Guest Post: Bookish Bookends from Bob and Donna Seecof

I'd like to thank Eve Kahn for her intrepid scouting of blooks. Ever since I met this ebullient N. Y. Times columnist, she has faithfully kept me in the loop on bookish matters and has scouted out numerous blooks online, at fairs and in the press. Most recently she introduced me to Bob and Donna Seecof, authors of a fascinating blog and definitive book on the history of bookends Eve's column (Sept. 19, NY Times) and a link to the Seecofs' Bookend blog are below:


Bob Seecof has put together this post on a selection of blookish bookends for your enjoyment:

We have no Blooks, but we have some bookends that incorporate books, and we will call them Blookends here.  These are not as exciting as Blooks, perhaps, but they are infectious to Blookend collectors. so beware:



1.  Nude on Book. These would be blooks if the nude were concealed within the book, but she is proudly perched on the Blookend because she is a nineteen twenties girl, newly liberated by the feminist movement of her day.





2. Elephant and Books. It is not possible to conceal an elephant in a book, but these are metal replicas of very small books from the Little Leather Library which was sold in the nineteen twenties and  elephants weight the Blookends.




3. Cherub and Butterfly. There is a book in the cherubs left hand.  The red book behind the cherub is meant to support books on a shelf.
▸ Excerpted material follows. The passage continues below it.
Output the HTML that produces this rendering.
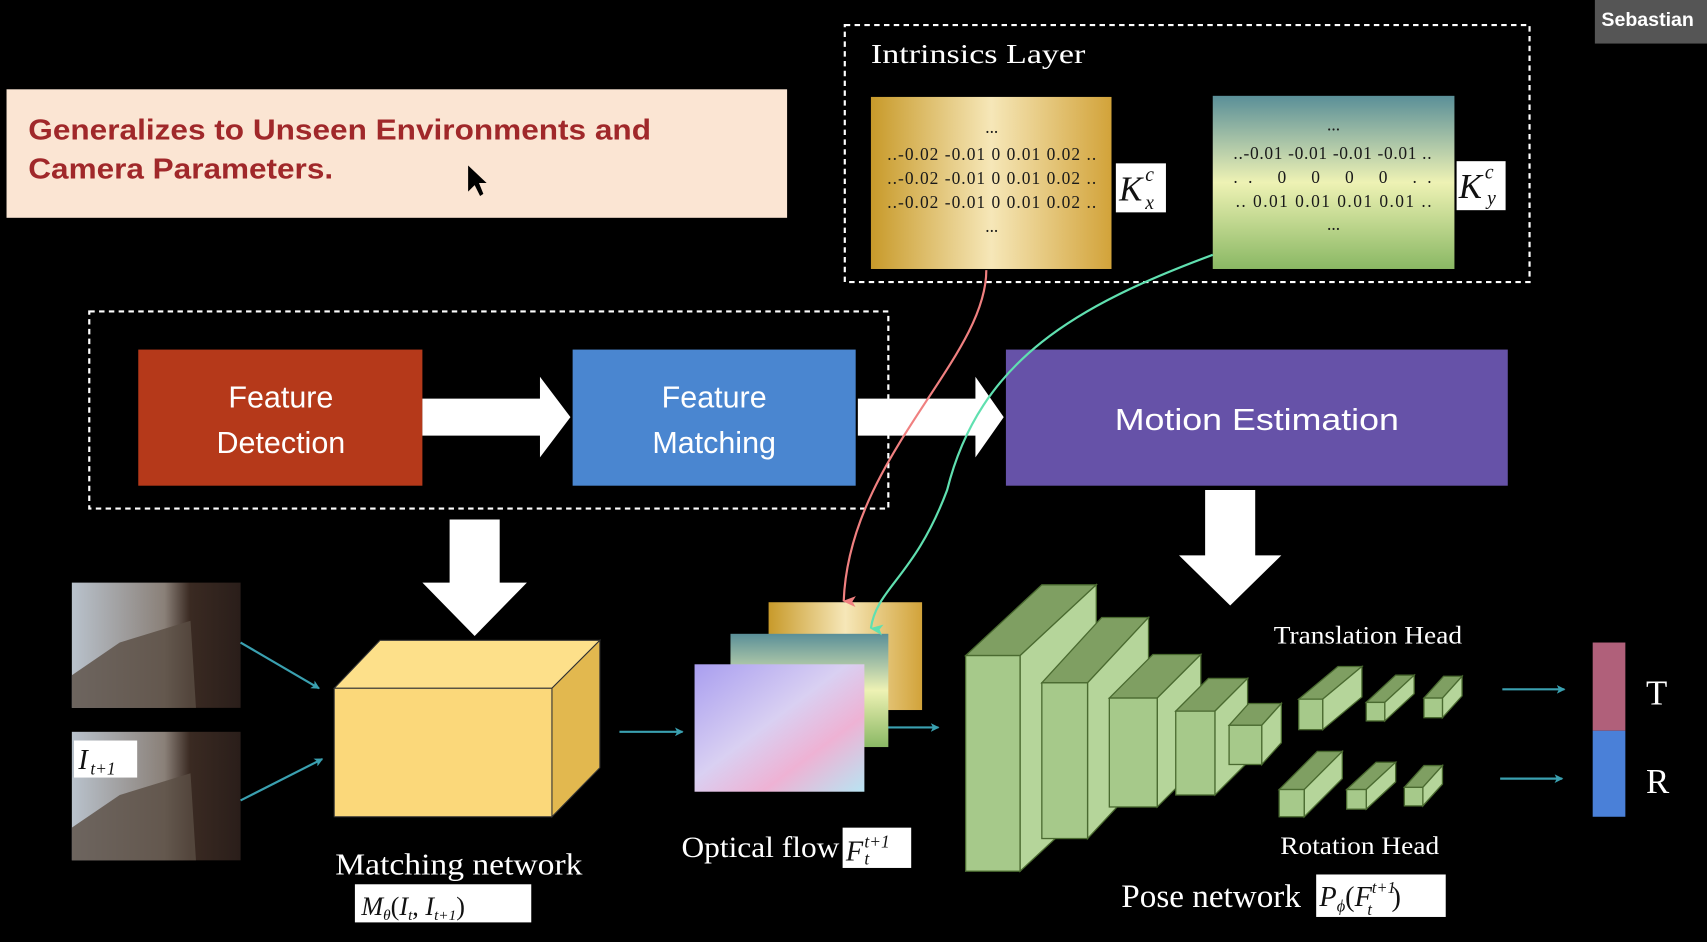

4.  Devoted Monk. Monks are a favorite subject for Arts and Crafts style bookends.  This monk reads a book, probably the Bible.  He must be of a mendicant order because he has no shoes.
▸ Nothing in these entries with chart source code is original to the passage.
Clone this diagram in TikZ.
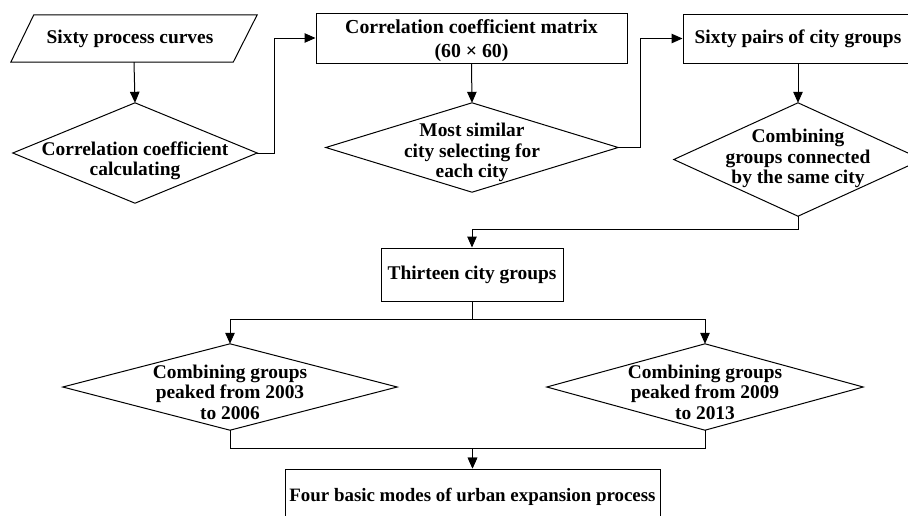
\documentclass[tikz,border=0pt]{standalone}
\usepackage{fontspec}
\setmainfont{Liberation Serif}
\usetikzlibrary{arrows.meta,calc}
\begin{document}
\begin{tikzpicture}[x=1pt,y=-1pt]
\tikzset{
  txt/.style={font=\bfseries\fontsize{19.4}{20.5}\selectfont, align=center, inner sep=0pt},
  box/.style={draw, line width=1pt, rectangle, inner sep=0pt},
  shapebox/.style={rectangle, inner sep=0pt},
  ln/.style={line width=1pt},
  arr/.style={ln, -{Triangle[length=11pt,width=9.5pt]}},
}
\useasboundingbox (0,0) rectangle (908,515);
\clip (0,0) rectangle (908,515);

% shapes
\node[shapebox, minimum width=246pt, minimum height=47pt] (p) at (134,38.5) {};
\draw[ln] ($(p.north west)+(23,0)$) -- (p.north east) -- ($(p.south east)+(-24,0)$) -- (p.south west) -- cycle;
\node[shapebox, minimum width=244pt, minimum height=100pt] (d1) at (135,153) {};
\node[box, minimum width=311pt, minimum height=50pt] (b2) at (471.5,38) {};
\node[shapebox, minimum width=292pt, minimum height=89pt] (d2) at (472,147.5) {};
\node[box, minimum width=230pt, minimum height=49pt] (b3) at (798,38.5) {};
\node[shapebox, minimum width=248pt, minimum height=113pt] (d3) at (798,159.5) {};
\node[box, minimum width=182pt, minimum height=53pt] (b4) at (472,274.5) {};
\node[shapebox, minimum width=334pt, minimum height=86pt] (d4) at (230,387) {};
\node[shapebox, minimum width=316pt, minimum height=86pt] (d5) at (705,387) {};
\node[box, minimum width=375pt, minimum height=56pt] (b5) at (472.5,497) {};

\foreach \d in {d1,d2,d3,d4,d5}{
  \draw[ln] (\d.north) -- (\d.east) -- (\d.south) -- (\d.west) -- cycle;
}

% texts
\node[txt] (pt) at ($(p)+(-4,0)$) {Sixty process curves};
\node[txt] (d1t) at ($(d1)+(0,8)$) {Correlation coefficient\\calculating};
\node[txt, font=\bfseries\fontsize{19.8}{24}\selectfont] (b2t) at ($(b2)+(0,3)$) {Correlation coefficient matrix\\(60 × 60)};
\node[txt] (d2t) at ($(d2)+(0,5)$) {Most similar\\city selecting for\\each city};
\node[txt] (b3t) at (b3) {Sixty pairs of city groups};
\node[txt] (d3t) at ($(d3)+(0,-1)$) {Combining\\groups connected\\by the same city};
\node[txt] (b4t) at (b4) {Thirteen city groups};
\node[txt] (d4t) at ($(d4)+(0,5)$) {Combining groups\\peaked from 2003\\to 2006};
\node[txt] (d5t) at ($(d5)+(0,5)$) {Combining groups\\peaked from 2009\\to 2013};
\node[txt, font=\bfseries\fontsize{18.9}{20.5}\selectfont] (b5t) at (b5) {Four basic modes of urban expansion process};

% connectors
\draw[arr] (p.south) -- (d1.north);
\draw[arr] (d1.east) -- ++(17,0) |- (b2.west);
\draw[arr] (b2.south) -- (d2.north);
\draw[arr] (d2.east) -- ++(22,0) |- (b3.west);
\draw[arr] (b3.south) -- (d3.north);
\draw[arr] (d3.south) -- ++(0,13) -| (b4.north);
\draw[arr] (b4.south) -- ++(0,18) -| (d4.north);
\draw[arr] (b4.south) -- ++(0,18) -| (d5.north);
\draw[arr] (d4.south) -- ++(0,18) -| (b5.north);
\draw[arr] (d5.south) -- ++(0,18) -| (b5.north);
\end{tikzpicture}
\end{document}
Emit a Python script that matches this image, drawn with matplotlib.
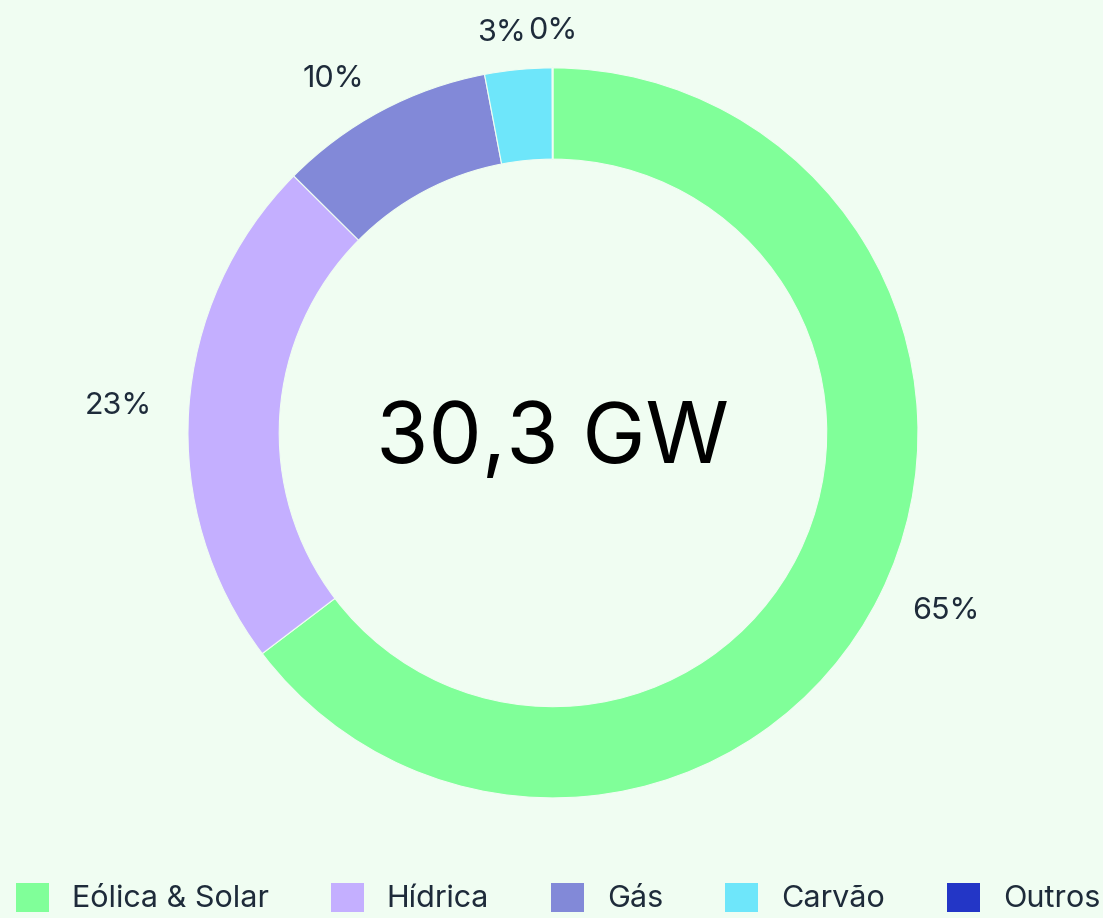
import matplotlib
matplotlib.use("Agg")
import matplotlib.pyplot as plt
from matplotlib.patches import Patch
import numpy as np

plt.rcParams['font.family'] = ['Inter', 'DejaVu Sans']

# capacity by source (GW)
labels = ["Eólica & Solar", "Hídrica", "Gás", "Carvão", "Outros"]
values = [19.6, 6.9, 2.9, 0.9, 0.01]
colors = ["#80FF99", "#C4AFFF", "#8289D8", "#6EE6FA", "#2336C6"]
total_text = "30,3 GW"

bg = "#F0FDF2"
txt = "#1E2B3A"

fig = plt.figure(figsize=(11.03, 9.18), dpi=100, facecolor=bg)
ax = fig.add_axes([0, 0, 1, 1])
ax.set_facecolor(bg)

wedges, _ = ax.pie(values, colors=colors, startangle=90, counterclock=False,
                   radius=1, wedgeprops=dict(width=0.25, edgecolor=bg, linewidth=0.8))

tot = sum(values)
for w, v in zip(wedges, values):
    ang = np.deg2rad((w.theta1 + w.theta2) / 2)
    x, y = 1.1 * np.cos(ang), 1.1 * np.sin(ang)
    ha = "left" if x > 0.05 else ("right" if x < -0.05 else "center")
    if ha == "right" and y > 1.0:
        x += 0.03
    ax.text(x, y, "%.0f%%" % (100 * v / tot), ha=ha, va="center",
            fontsize=22, color=txt)

ax.text(0, -0.02, total_text, ha="center", va="center", fontsize=61, color="black")

ax.set_xlim(-1.515, 1.507)
ax.set_ylim(-1.329, 1.186)
ax.set_aspect("equal")
ax.axis("off")

handles = [Patch(facecolor=c, edgecolor="none") for c in colors]
fig.legend(handles, labels, loc="center", bbox_to_anchor=(558 / 1103, 20 / 918),
           ncol=5, frameon=False, fontsize=22, labelcolor=txt,
           handlelength=1.08, handleheight=1.08, handletextpad=0.75,
           columnspacing=2.03, borderaxespad=0, borderpad=0)

fig.savefig("out.png", dpi=100, facecolor=bg)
5.  Mission Padre. These Biookends commemorate the California Spanish Missions that were founded by members of the Dominican and Franciscan orders in the eighteenth and nineteenth centuries.  The book below each padre is open to facing pages showing California woodlands and a California mission.
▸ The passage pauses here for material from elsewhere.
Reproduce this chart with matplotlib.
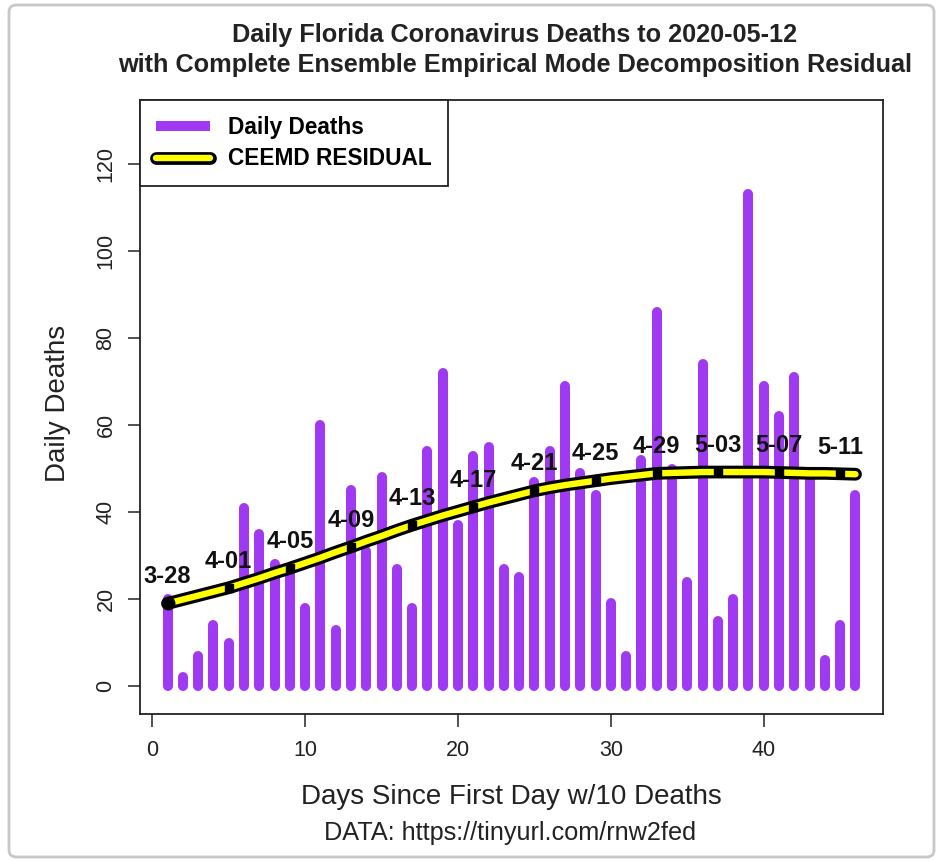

6.  Scopes Monkey. In 1925 John Thomas Scopes was convicted of teaching evolution to High School students in a trial given national publicity.  This forlorn chimpanzee is reading a book inscribed Essays in Evolution.



7.  Darwin’s Ancestor. This ape sits on three books, labeled from top to bottom:  History, New Testament, and Old Testament.  His book is inscribed Origin of Species by Ch. Darwin.




8.  Hiawatha. Arts and Crafts-style bookends sometimes displayed titles or passages from classic books.  Here we have passages from Henry Wadsworth Longfellow’s epic poem-Hiawatha with accompanying pine boughs and pine cones.  




9.  Gerdago Girl. This  lady is dressed for reading deco literature.